By Kristin Shea
We’ve all been there. You walk into the dentist office and think you hear your favorite song. But something is not quite right. The lyrics and the basic tune sound very much like “Suedehead,” but with Morrissey’s crooning voice replaced with another and with a note changed here and there. Can this altered version of the song really still be considered “Suedehead?”
In much the same way, can a genetically modified organism, or GMO, still be considered authentic? The fruit you’re about to bite into may be red, round, sweet and fibrous, but with the splicing of another gene, it is no longer truly an apple, but rather a bad remake of an apple.
Even the ostensibly negative traits that GMOs “correct” serve a purpose. For example, Canadian company Okanagan Specialty Fruits has created the Arctic Apple, which is genetically modified to block enzymatic browning. However, we lose an important visual cue by interfering with the natural spoiling process. Browning of an apple sliced days earlier indicates that the fruit is not as fresh, not as nutritious and not as tasty.
History has taught us that “improvements” of food can actually be dangerous and that the correlation between the altered food and health problems may take years to accurately diagnose. This was the case when Europeans introduced white rice to the Dutch East Indies in the 1870s. The polished rice lasted longer and many people considered its flavor superior to whole grain rice. By the 1880s, Beriberi, rarely seen in the region over thousands of years, had grown into one of the most common diseases in Southeast Asia. Scientists mistakenly suspected a bacterium was the cause of this deadly epidemic. However, during his search for Beriberi-causing bacteria, Christiaan Eijkman discovered that the new and improved method of milling rice was responsible for the disease. The removal of husk, bran and germ gave white rice its better taste and longer shelf-life, but also stripped the grains of a vital substance, which Eijkman called the anti-Beriberi factor and which was later determined to be vitamin B1. Eijkman won the Noble Prize for discovering that the alteration of a seemingly negative aspect of rice directly caused disease, a lessen that should be heeded in our approach to genetic modification today.
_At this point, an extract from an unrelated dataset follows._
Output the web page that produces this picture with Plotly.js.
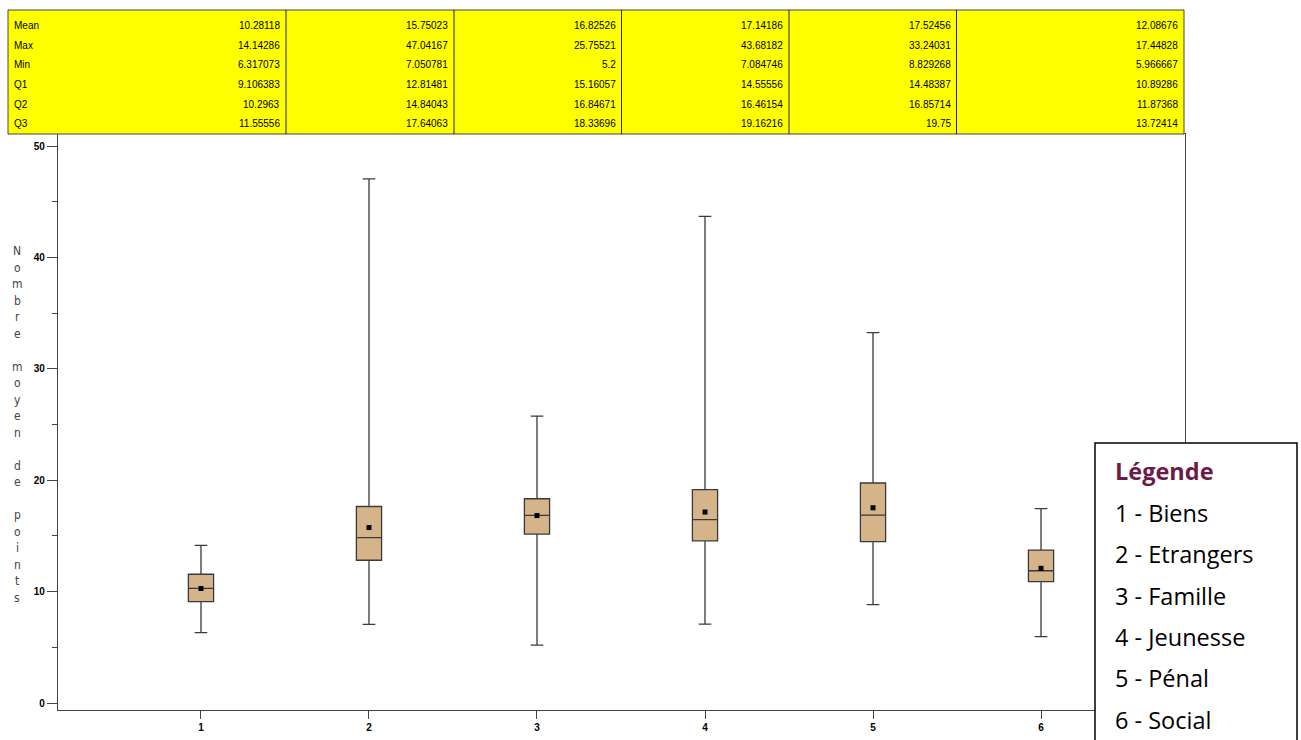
<!DOCTYPE html>
<html>
<head>
<meta charset="utf-8">
<script src="https://cdn.plot.ly/plotly-3.0.1.min.js"></script>
<style>html,body{margin:0;padding:0;background:#fff;}#chart{width:1301px;height:740px;}</style>
</head>
<body>
<div id="chart"></div>
<script>
// ---- data ----
const categories = ['1', '2', '3', '4', '5', '6'];
const legendLabels = ['Biens', 'Etrangers', 'Famille', 'Jeunesse', 'Pénal', 'Social'];
const statLabels = ['Mean', 'Max', 'Min', 'Q1', 'Q2', 'Q3'];
const meanVals = [10.28118, 15.75023, 16.82526, 17.14186, 17.52456, 12.08676];
const maxVals  = [14.14286, 47.04167, 25.75521, 43.68182, 33.24031, 17.44828];
const minVals  = [6.317073, 7.050781, 5.2, 7.084746, 8.829268, 5.966667];
const q1Vals   = [9.106383, 12.81481, 15.16057, 14.55556, 14.48387, 10.89286];
const q2Vals   = [10.2963, 14.84043, 16.84671, 16.46154, 16.85714, 11.87368];
const q3Vals   = [11.55556, 17.64063, 18.33696, 19.16216, 19.75, 13.72414];
const yTitle = 'Nombre moyen de points';
const legendTitle = 'Légende';

// ---- layout helpers (pixel -> paper) ----
const W = 1301, H = 740;
const PL = 58, PR = 1185, PT = 134, PB = 710;
const px = v => (v - PL) / (PR - PL);
const py = v => (PB - v) / (PB - PT);

const xs = categories.map(Number);

const traces = [
  {
    type: 'box',
    x: xs,
    q1: q1Vals, median: q2Vals, q3: q3Vals,
    lowerfence: minVals, upperfence: maxVals,
    width: 0.15,
    whiskerwidth: 0.5,
    fillcolor: '#D5B48A',
    line: {color: '#3a3a3a', width: 1.3},
    boxpoints: false,
    hoverinfo: 'skip'
  },
  {
    type: 'scatter', mode: 'markers',
    x: xs, y: meanVals,
    marker: {symbol: 'square', size: 5, color: '#000'},
    hoverinfo: 'skip'
  }
];

const shapes = [];
const annotations = [];

// Stats table
const colEdges = [8, 286, 454, 621.5, 789, 956.5, 1184];
const tTop = 10, tBot = 134;
shapes.push({type: 'rect', xref: 'paper', yref: 'paper', x0: px(colEdges[0]), x1: px(colEdges[6]),
  y0: py(tBot), y1: py(tTop), fillcolor: '#FFFF00', line: {color: '#444', width: 1}, layer: 'above'});
for (let c = 1; c < 6; c++) {
  shapes.push({type: 'line', xref: 'paper', yref: 'paper', x0: px(colEdges[c]), x1: px(colEdges[c]),
    y0: py(tBot), y1: py(tTop), line: {color: '#222', width: 1}, layer: 'above'});
}
const statRows = [meanVals, maxVals, minVals, q1Vals, q2Vals, q3Vals];
const tFont = {family: 'Liberation Sans, Arial, sans-serif', size: 10, color: '#000'};
statLabels.forEach((lab, r) => {
  const yc = 25.5 + r * 19.7;
  annotations.push({xref: 'paper', yref: 'paper', x: px(12), y: py(yc), text: lab,
    xanchor: 'left', yanchor: 'middle', showarrow: false, font: tFont});
  statRows[r].forEach((v, c) => {
    annotations.push({xref: 'paper', yref: 'paper', x: px(colEdges[c + 1] - 4), y: py(yc), text: String(v),
      xanchor: 'right', yanchor: 'middle', showarrow: false, font: tFont});
  });
});

// Stacked vertical y-axis title
const slots = [];
yTitle.split(' ').forEach((w, i) => { if (i > 0) slots.push(''); w.split('').forEach(ch => slots.push(ch)); });
const yStart = 251, yEnd = 598;
const step = (yEnd - yStart) / (slots.length - 1);
slots.forEach((ch, i) => {
  if (!ch) return;
  annotations.push({xref: 'paper', yref: 'paper', x: px(17), y: py(yStart + i * step), text: ch,
    xanchor: 'center', yanchor: 'middle', showarrow: false,
    font: {family: 'Liberation Sans Narrow, DejaVu Sans Condensed, Liberation Sans, sans-serif', size: 12, color: '#444'}});
});

// Legend box
shapes.push({type: 'rect', xref: 'paper', yref: 'paper', x0: px(1095), x1: px(1297),
  y0: py(760), y1: py(443), fillcolor: '#fff', line: {color: '#000', width: 1.5}, layer: 'above'});
const lgFont = {family: 'Open Sans, Noto Sans, sans-serif', size: 23.5, color: '#000'};
annotations.push({xref: 'paper', yref: 'paper', x: px(1113), y: py(471), text: legendTitle,
  xanchor: 'left', yanchor: 'middle', showarrow: false,
  font: {family: 'Open Sans, Noto Sans, sans-serif', size: 23.5, color: '#6E1A48', weight: 'bold'}});
legendLabels.forEach((lab, i) => {
  annotations.push({xref: 'paper', yref: 'paper', x: px(1113), y: py(513 + i * 41.3),
    text: categories[i] + ' - ' + lab, xanchor: 'left', yanchor: 'middle', showarrow: false, font: lgFont});
});

const tickFont = {family: 'Liberation Sans, Arial, sans-serif', size: 10, color: '#000', weight: 'bold'};
const layout = {
  width: W, height: H,
  margin: {l: PL, r: W - PR, t: PT, b: H - PB},
  paper_bgcolor: '#fff', plot_bgcolor: '#fff',
  showlegend: false,
  xaxis: {
    range: [0.149, 6.857], tickvals: xs, ticktext: categories,
    ticks: 'outside', ticklen: 8, tickcolor: '#444', tickwidth: 1,
    showline: true, linecolor: '#444', linewidth: 1.2, mirror: true,
    showgrid: false, zeroline: false, tickfont: tickFont
  },
  yaxis: {
    range: [-0.628, 51.077], tickvals: [0, 10, 20, 30, 40, 50],
    ticks: 'outside', ticklen: 10, tickcolor: '#444', tickwidth: 1,
    minor: {tickvals: [5, 15, 25, 35, 45], ticks: 'outside', ticklen: 5, tickcolor: '#444', showgrid: false},
    showline: true, linecolor: '#444', linewidth: 1.2, mirror: true,
    showgrid: false, zeroline: false, tickfont: tickFont
  },
  shapes: shapes,
  annotations: annotations
};

Plotly.newPlot('chart', traces, layout, {displayModeBar: false, staticPlot: true});
</script>
</body>
</html>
Companies that sell GMO products claim genetic modification is safe. But, without controlled studies, the connection between an altered food and disease is difficult to determine. In addition, despite our substantial nutrition knowledge, we have a lot to learn. Just as vitamins were an unknown entity in 1895 when Eijkman made his groundbreaking discovery, other crucial yet-to-be-discovered components may be removed from genetically modified foods to the detriment of our health. The adverse health effects may not be known for years, or ever, without thorough research.
Imagine somebody sells you a ticket to an Annie Lennox concert, but instead an Annie lookalike performs covers of her songs. Even if the singer sounds identical to the Grammy-winning soul sensation or, improbably, sounds even better, you were sold a ticket to hear Annie Lennox and that is what you have the right to expect, not an Annie knockoff.
Yet, food companies are legally permitted to sell you food knockoffs without telling you. Current labeling laws allow companies to pass off the altered GMO version of a food as the real thing. An Artic Apple can, therefore, simply be marketed as an apple, with no reference to the modified genes. The same goes for corn, soy, canola, sugar beets and other produce on the market and the AquAdvantage engineered salmon awaiting FDA approval. Even now, scientists are tinkering with the DNAs of many of our most beloved foods, including oranges, chili peppers and rice, which may hit the supermarket aisles in coming years.
Fortunately, you can avoid GMOs. Federal laws prohibit foods labeled “organic” from being genetically modified or containing GMO ingredients. In addition, the nonprofit Non-GMO Project has created a successful verification program. The Non-GMO Project butterfly-flower seal indicates that a product is not genetically modified and does not contain GMO ingredients. The Non-GMO Project website also lists non-GMO verified products in its extensive database. So, enjoy a sweet bite of a real apple and savor its natural brown imperfections.